Exercise description –
Emit the data below verbatim, stripping out any pictures.

[Plotting code records]
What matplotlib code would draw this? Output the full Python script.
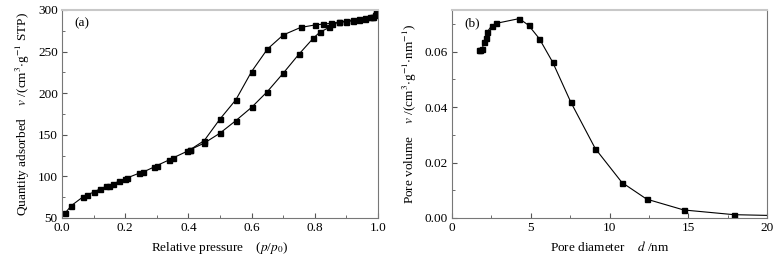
import numpy as np
import matplotlib
matplotlib.use('Agg')
from matplotlib import pyplot as plt
from matplotlib.ticker import MultipleLocator

plt.rcParams['font.family'] = ['Liberation Serif', 'DejaVu Serif']
plt.rcParams['mathtext.fontset'] = 'stix'
plt.rcParams['font.size'] = 9.5

# (a) N2 isotherm
ads_p = [0.01, 0.03, 0.065, 0.08, 0.1, 0.12, 0.14, 0.15, 0.16, 0.18, 0.2, 0.205,
         0.245, 0.255, 0.29, 0.30, 0.34, 0.35, 0.395, 0.405, 0.45, 0.5, 0.55, 0.6,
         0.65, 0.7, 0.75, 0.795, 0.815, 0.845, 0.855, 0.875, 0.9, 0.92, 0.94, 0.96,
         0.975, 0.985, 0.99, 0.995]
ads_v = [56, 65, 75, 78, 81, 85, 88, 89, 91, 94, 97, 98,
         104, 105, 111, 113, 120, 122, 130, 132, 140, 152, 167, 183,
         202, 224, 247, 266, 273, 279, 283, 285, 286, 287, 288, 289,
         291, 292, 294, 296]
des_p = [0.995, 0.98, 0.96, 0.94, 0.92, 0.9, 0.875, 0.85, 0.825, 0.8, 0.755,
         0.7, 0.65, 0.6, 0.55, 0.5, 0.45, 0.405]
des_v = [296, 292, 290, 289, 288, 287, 285, 284, 283, 282, 279,
         270, 253, 226, 192, 169, 143, 132]

# (b) pore size distribution
pore_d = [1.70, 1.80, 1.91, 2.04, 2.14, 2.25, 2.53, 2.82, 4.27, 4.86, 5.54,
          6.39, 7.54, 9.1, 10.79, 12.36, 14.71, 17.9]
pore_v = [0.0604, 0.0606, 0.0608, 0.0635, 0.0648, 0.0672, 0.0694, 0.0702,
          0.0719, 0.0695, 0.0647, 0.0562, 0.0418, 0.025, 0.0128, 0.0068,
          0.0029, 0.0012]
tail_d = [17.9, 22.0]
tail_v = [0.0012, 0.0007]

fig = plt.figure(figsize=(7.82, 2.63), dpi=100)
ax1 = fig.add_axes([62/782, 45/263, 316/782, 208/263])
ax2 = fig.add_axes([452/782, 45/263, 315/782, 208/263])

mk = dict(color='black', marker='s', markersize=3.6, linewidth=0.8)
ax1.plot(ads_p, ads_v, **mk)
ax1.plot(des_p, des_v, **mk)
ax1.set_xlim(0, 1.0)
ax1.set_ylim(50, 300)
ax1.xaxis.set_major_locator(MultipleLocator(0.2))
ax1.xaxis.set_minor_locator(MultipleLocator(0.1))
ax1.yaxis.set_major_locator(MultipleLocator(50))
ax1.yaxis.set_minor_locator(MultipleLocator(25))
ax1.xaxis.set_major_formatter(plt.FormatStrFormatter('%.1f'))
ax1.set_xlabel(r'Relative pressure    ($p$/$p_0$)', labelpad=4)
ax1.set_ylabel(r'Quantity adsorbed    $v$ /(cm$^3$$\cdot$g$^{-1}$ STP)', labelpad=4)
ax1.text(0.04, 0.92, '(a)', transform=ax1.transAxes)

ax2.plot(pore_d, pore_v, **mk)
ax2.plot(tail_d, tail_v, color='black', linewidth=0.8)
ax2.set_xlim(0, 20)
ax2.set_ylim(0, 0.075)
ax2.xaxis.set_major_locator(MultipleLocator(5))
ax2.xaxis.set_minor_locator(MultipleLocator(2.5))
ax2.yaxis.set_major_locator(MultipleLocator(0.02))
ax2.yaxis.set_minor_locator(MultipleLocator(0.01))
ax2.yaxis.set_major_formatter(plt.FormatStrFormatter('%.2f'))
ax2.set_xlabel(r'Pore diameter    $d$ /nm', labelpad=4)
ax2.set_ylabel(r'Pore volume    $v$ /(cm$^3$$\cdot$g$^{-1}$$\cdot$nm$^{-1}$)', labelpad=4)
ax2.text(0.04, 0.92, '(b)', transform=ax2.transAxes)

for ax in (ax1, ax2):
    for s in ('left', 'bottom', 'right'):
        ax.spines[s].set_color('#777777')
    ax.spines['top'].set_color('#c8c8c8')
    ax.spines['top'].set_linewidth(1.5)
    ax.tick_params(which='both', direction='in', color='#555555', top=False, right=False)
    ax.tick_params(which='major', length=3.5)
    ax.tick_params(which='minor', length=2)
    ax.tick_params(axis='x', pad=3)
    ax.tick_params(axis='y', pad=3)

fig.savefig('out.png', dpi=100)
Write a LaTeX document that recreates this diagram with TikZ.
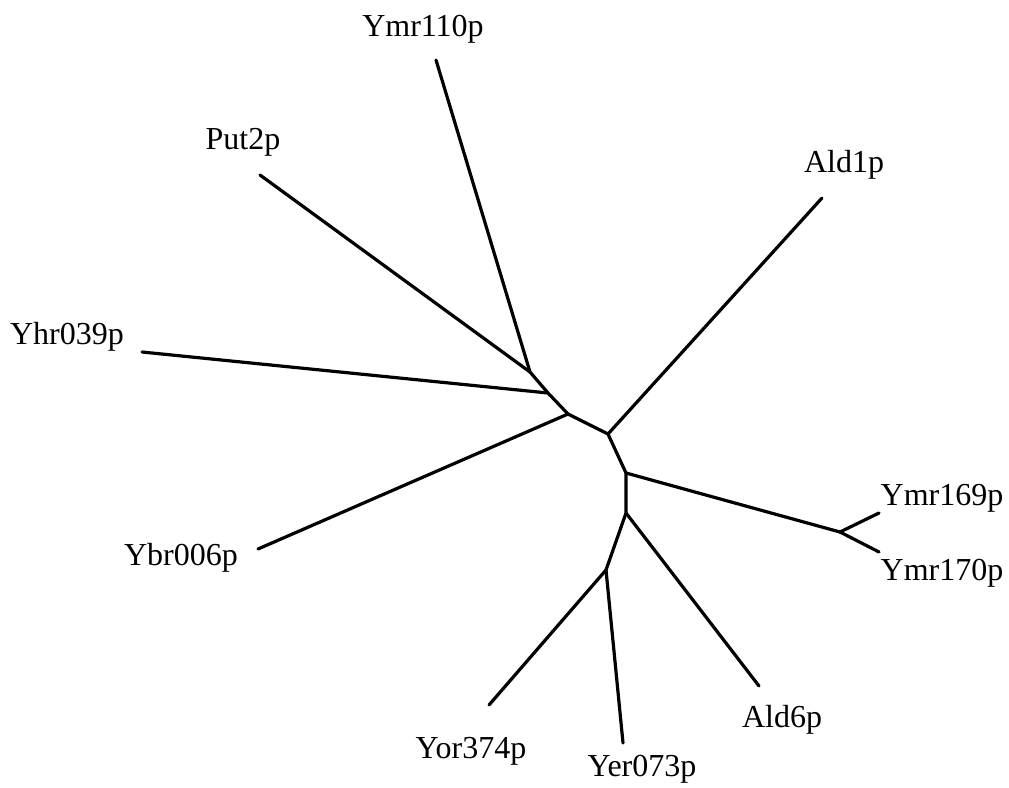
\documentclass[tikz,border=0pt]{standalone}
\usepackage{fontspec}
\setmainfont{Liberation Serif}
\begin{document}
\begin{tikzpicture}[x=1pt,y=-1pt,
  branch/.style={line width=3.2pt,line cap=round,line join=round},
  lbl/.style={anchor=base,inner sep=0pt,font=\fontsize{32}{38}\selectfont}]
\useasboundingbox (0,0) rectangle (1009,787);
% internal nodes
\coordinate (n1) at (530,372);
\coordinate (n2) at (548,393);
\coordinate (n3) at (568,414);
\coordinate (n4) at (608,434);
\coordinate (n5) at (626,473);
\coordinate (n6) at (626,513);
\coordinate (n7) at (606,570);
\coordinate (n8) at (840,532);
% leaves
\coordinate (lYmr110) at (436,60);
\coordinate (lPut2) at (260,175);
\coordinate (lYhr039) at (142,352);
\coordinate (lYbr006) at (258,549);
\coordinate (lAld1) at (822,198);
\coordinate (lYmr169) at (879,513);
\coordinate (lYmr170) at (879,552);
\coordinate (lAld6) at (759,686);
\coordinate (lYor374) at (489,705);
\coordinate (lYer073) at (623,743);
% labels
\node[lbl] (tYmr110) at (423,36) {Ymr110p};
\node[lbl] (tPut2) at (243,149) {Put2p};
\node[lbl] (tYhr039) at (67,344) {Yhr039p};
\node[lbl] (tYbr006) at (181,565) {Ybr006p};
\node[lbl] (tAld1) at (844,172) {Ald1p};
\node[lbl] (tYmr169) at (942,505) {Ymr169p};
\node[lbl] (tYmr170) at (942,580) {Ymr170p};
\node[lbl] (tAld6) at (782,727) {Ald6p};
\node[lbl] (tYor374) at (471,758) {Yor374p};
\node[lbl] (tYer073) at (642,776) {Yer073p};
% branches
\draw[branch] (lYmr110) -- (n1);
\draw[branch] (lPut2) -- (n1);
\draw[branch] (n1) -- (n2) -- (n3) -- (n4) -- (n5) -- (n6) -- (n7);
\draw[branch] (lYhr039) -- (n2);
\draw[branch] (lYbr006) -- (n3);
\draw[branch] (lAld1) -- (n4);
\draw[branch] (n5) -- (n8);
\draw[branch] (n8) -- (lYmr169);
\draw[branch] (n8) -- (lYmr170);
\draw[branch] (n6) -- (lAld6);
\draw[branch] (n7) -- (lYor374);
\draw[branch] (n7) -- (lYer073);
\end{tikzpicture}
\end{document}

Solution to this problem –
What matplotlib code would draw this? Output the full Python script.
import numpy as np
import matplotlib
matplotlib.use('Agg')
from matplotlib import pyplot as plt
from matplotlib.ticker import MultipleLocator

plt.rcParams['font.family'] = ['Liberation Serif', 'DejaVu Serif']
plt.rcParams['mathtext.fontset'] = 'stix'
plt.rcParams['font.size'] = 9.5

# (a) N2 isotherm
ads_p = [0.01, 0.03, 0.065, 0.08, 0.1, 0.12, 0.14, 0.15, 0.16, 0.18, 0.2, 0.205,
         0.245, 0.255, 0.29, 0.30, 0.34, 0.35, 0.395, 0.405, 0.45, 0.5, 0.55, 0.6,
         0.65, 0.7, 0.75, 0.795, 0.815, 0.845, 0.855, 0.875, 0.9, 0.92, 0.94, 0.96,
         0.975, 0.985, 0.99, 0.995]
ads_v = [56, 65, 75, 78, 81, 85, 88, 89, 91, 94, 97, 98,
         104, 105, 111, 113, 120, 122, 130, 132, 140, 152, 167, 183,
         202, 224, 247, 266, 273, 279, 283, 285, 286, 287, 288, 289,
         291, 292, 294, 296]
des_p = [0.995, 0.98, 0.96, 0.94, 0.92, 0.9, 0.875, 0.85, 0.825, 0.8, 0.755,
         0.7, 0.65, 0.6, 0.55, 0.5, 0.45, 0.405]
des_v = [296, 292, 290, 289, 288, 287, 285, 284, 283, 282, 279,
         270, 253, 226, 192, 169, 143, 132]

# (b) pore size distribution
pore_d = [1.70, 1.80, 1.91, 2.04, 2.14, 2.25, 2.53, 2.82, 4.27, 4.86, 5.54,
          6.39, 7.54, 9.1, 10.79, 12.36, 14.71, 17.9]
pore_v = [0.0604, 0.0606, 0.0608, 0.0635, 0.0648, 0.0672, 0.0694, 0.0702,
          0.0719, 0.0695, 0.0647, 0.0562, 0.0418, 0.025, 0.0128, 0.0068,
          0.0029, 0.0012]
tail_d = [17.9, 22.0]
tail_v = [0.0012, 0.0007]

fig = plt.figure(figsize=(7.82, 2.63), dpi=100)
ax1 = fig.add_axes([62/782, 45/263, 316/782, 208/263])
ax2 = fig.add_axes([452/782, 45/263, 315/782, 208/263])

mk = dict(color='black', marker='s', markersize=3.6, linewidth=0.8)
ax1.plot(ads_p, ads_v, **mk)
ax1.plot(des_p, des_v, **mk)
ax1.set_xlim(0, 1.0)
ax1.set_ylim(50, 300)
ax1.xaxis.set_major_locator(MultipleLocator(0.2))
ax1.xaxis.set_minor_locator(MultipleLocator(0.1))
ax1.yaxis.set_major_locator(MultipleLocator(50))
ax1.yaxis.set_minor_locator(MultipleLocator(25))
ax1.xaxis.set_major_formatter(plt.FormatStrFormatter('%.1f'))
ax1.set_xlabel(r'Relative pressure    ($p$/$p_0$)', labelpad=4)
ax1.set_ylabel(r'Quantity adsorbed    $v$ /(cm$^3$$\cdot$g$^{-1}$ STP)', labelpad=4)
ax1.text(0.04, 0.92, '(a)', transform=ax1.transAxes)

ax2.plot(pore_d, pore_v, **mk)
ax2.plot(tail_d, tail_v, color='black', linewidth=0.8)
ax2.set_xlim(0, 20)
ax2.set_ylim(0, 0.075)
ax2.xaxis.set_major_locator(MultipleLocator(5))
ax2.xaxis.set_minor_locator(MultipleLocator(2.5))
ax2.yaxis.set_major_locator(MultipleLocator(0.02))
ax2.yaxis.set_minor_locator(MultipleLocator(0.01))
ax2.yaxis.set_major_formatter(plt.FormatStrFormatter('%.2f'))
ax2.set_xlabel(r'Pore diameter    $d$ /nm', labelpad=4)
ax2.set_ylabel(r'Pore volume    $v$ /(cm$^3$$\cdot$g$^{-1}$$\cdot$nm$^{-1}$)', labelpad=4)
ax2.text(0.04, 0.92, '(b)', transform=ax2.transAxes)

for ax in (ax1, ax2):
    for s in ('left', 'bottom', 'right'):
        ax.spines[s].set_color('#777777')
    ax.spines['top'].set_color('#c8c8c8')
    ax.spines['top'].set_linewidth(1.5)
    ax.tick_params(which='both', direction='in', color='#555555', top=False, right=False)
    ax.tick_params(which='major', length=3.5)
    ax.tick_params(which='minor', length=2)
    ax.tick_params(axis='x', pad=3)
    ax.tick_params(axis='y', pad=3)

fig.savefig('out.png', dpi=100)
Write a LaTeX document that recreates this diagram with TikZ.
\documentclass[tikz,border=0pt]{standalone}
\usepackage{fontspec}
\setmainfont{Liberation Serif}
\begin{document}
\begin{tikzpicture}[x=1pt,y=-1pt,
  branch/.style={line width=3.2pt,line cap=round,line join=round},
  lbl/.style={anchor=base,inner sep=0pt,font=\fontsize{32}{38}\selectfont}]
\useasboundingbox (0,0) rectangle (1009,787);
% internal nodes
\coordinate (n1) at (530,372);
\coordinate (n2) at (548,393);
\coordinate (n3) at (568,414);
\coordinate (n4) at (608,434);
\coordinate (n5) at (626,473);
\coordinate (n6) at (626,513);
\coordinate (n7) at (606,570);
\coordinate (n8) at (840,532);
% leaves
\coordinate (lYmr110) at (436,60);
\coordinate (lPut2) at (260,175);
\coordinate (lYhr039) at (142,352);
\coordinate (lYbr006) at (258,549);
\coordinate (lAld1) at (822,198);
\coordinate (lYmr169) at (879,513);
\coordinate (lYmr170) at (879,552);
\coordinate (lAld6) at (759,686);
\coordinate (lYor374) at (489,705);
\coordinate (lYer073) at (623,743);
% labels
\node[lbl] (tYmr110) at (423,36) {Ymr110p};
\node[lbl] (tPut2) at (243,149) {Put2p};
\node[lbl] (tYhr039) at (67,344) {Yhr039p};
\node[lbl] (tYbr006) at (181,565) {Ybr006p};
\node[lbl] (tAld1) at (844,172) {Ald1p};
\node[lbl] (tYmr169) at (942,505) {Ymr169p};
\node[lbl] (tYmr170) at (942,580) {Ymr170p};
\node[lbl] (tAld6) at (782,727) {Ald6p};
\node[lbl] (tYor374) at (471,758) {Yor374p};
\node[lbl] (tYer073) at (642,776) {Yer073p};
% branches
\draw[branch] (lYmr110) -- (n1);
\draw[branch] (lPut2) -- (n1);
\draw[branch] (n1) -- (n2) -- (n3) -- (n4) -- (n5) -- (n6) -- (n7);
\draw[branch] (lYhr039) -- (n2);
\draw[branch] (lYbr006) -- (n3);
\draw[branch] (lAld1) -- (n4);
\draw[branch] (n5) -- (n8);
\draw[branch] (n8) -- (lYmr169);
\draw[branch] (n8) -- (lYmr170);
\draw[branch] (n6) -- (lAld6);
\draw[branch] (n7) -- (lYor374);
\draw[branch] (n7) -- (lYer073);
\end{tikzpicture}
\end{document}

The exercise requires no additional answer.